> The goal of statistical inference is to make generalizations about the population when only a sample is available.


## Probability Distribution

In inference, we use an estimate $\hat{f}$ that predicts $Y$ in order to understand the relationship between the response and each predictor $X_1, X_2,...,X_p$. 


The population variable can take many values that are more or less likely to happen. This **probability distribution** has a numerical feature of interest called a **parameter**. The data we collect is **randomly generated** from this probability distribution. 
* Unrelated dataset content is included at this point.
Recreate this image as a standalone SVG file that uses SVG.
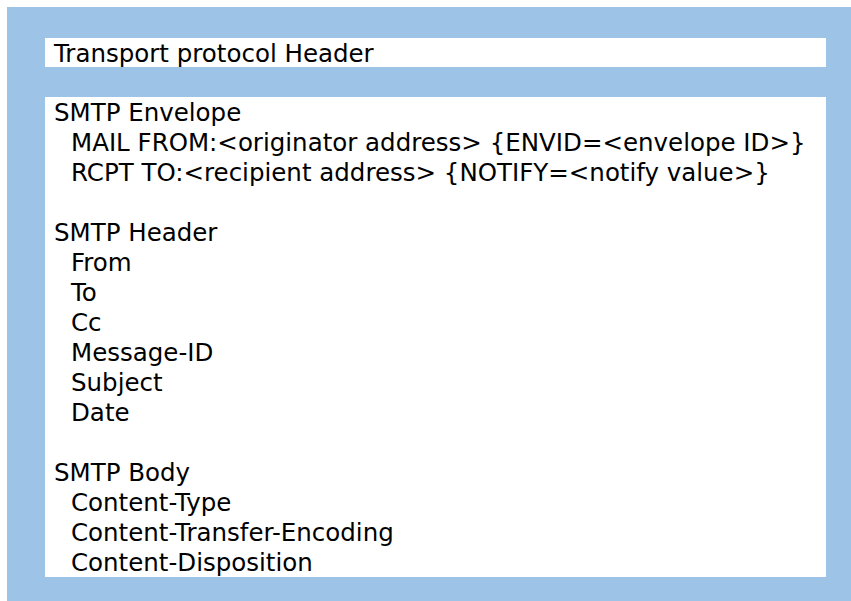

We draw our conclusions about the parameter from the sample **statistic**. Three important limitations:
+ Because a sample is only part of the population, the numerical value of the statistic will not be the exact value of the parameter.
+ The observed value of the statistic depends on the particular sample selected.
+ Some variability in the values of a statistic, over different samples, is unavoidable.

## Hypothesis Testing

More formally, understanding relationships between response and predictors is about testing two opposite hypotheses:
1. null hypothesis $H_0$: there is no relationship between a predictor and a response.
2. alternative hypothesis: there is a relationship.

### Experimental Design

The first step of experimental design is to formulate the null hypothesis, that we assume is true. Next, we run an experiment to test if the data supports it:
+ collect data from a sample of predetermined size _(see [Statistical Power](#Statistical-Power) below)_.
+ perform the appropriate statistical test.

Based on the experimental results, we can either reject or fail to reject $H_0$. If we reject it, we say that the data supports the alternate hypothesis.


### Test Distribution

A statistical test calculates a test statistic from the sample data, that follows a specific probability distribution under the null hypothesis. This gives us the probability of observing the experimental results under the null hypothesis.


### P-Value

We reject the null hypothesis if the probability of observing the experimental results, called the p-value, is very small under its assumption. The cutoff probability is called the level of significance $\alpha$ and is typically 5%. 

More specifically, we measure the probability that our sample(s) produce such a test statistic or one more extreme under the $H_0$ probability distribution. A low p-value means that $H_0$ is unlikely to actually describe the population: we reject the null hypothesis.

+ $P\leq\alpha$: we reject the null hypothesis. The observed effect is statistically significant.
+ $P\gt\alpha$: we fail to reject the null hypothesis. The observed effect is not statistically significant.


### Types of Errors

There are four possible outcomes for our hypothesis testing, with two [types of errors](https://en.wikipedia.org/wiki/Type_I_and_type_II_errors):

| Decision          | $$H_0$$ is True                      | $$H_0$$ is False                     |
|-------------------:|:---------------------------------:|:---------------------------------:|
| **Reject H0** | **Type I error**: False Positive   | Correct inference: True Positive |
| **Fail to reject H0** | Correct inference: True Negative | **Type II error**: False Negative |

<br>

#### Type I error

The Type I error is the probability of incorrecly rejecting the null hypothesis when the sample belongs to the population but with extreme values; this probability is equal to the level of significance $\alpha$. It is also called False Positive: falsely stating that the alternate hypothesis is true.

#### Type II error

The Type II error $\beta$ is the probability of incorrectly failing to reject a null hypothesis; it is also called False Negative.


_Note: The probabilities of making these two kinds of errors are related. Decreasing the Type I error increases the probability of the Type II error._


### Statistical Power


[Power](https://en.wikipedia.org/wiki/Statistical_power), also called the sensitivity, is the probability of correctly rejecting a false $H_0$; It is equal to $1 - \beta$.

Two key things impact statistical power:
+ the effect size: a large difference between groups is easier to detect.
+ the sample size: it directly impacts the test statistic and the p-value.

Given the variance of data $\sigma$ and the minimum difference to detect $\delta$, a typical formula to assess [sample size](https://en.wikipedia.org/wiki/Sample_size_determination) is:

$$N = (z_\alpha + z_\beta)^2 \times \frac{\sigma^2}{\delta^2}$$

Where $z_\alpha$ and $z_\beta$ are the z-score of $\alpha$ and $\beta$, respectively.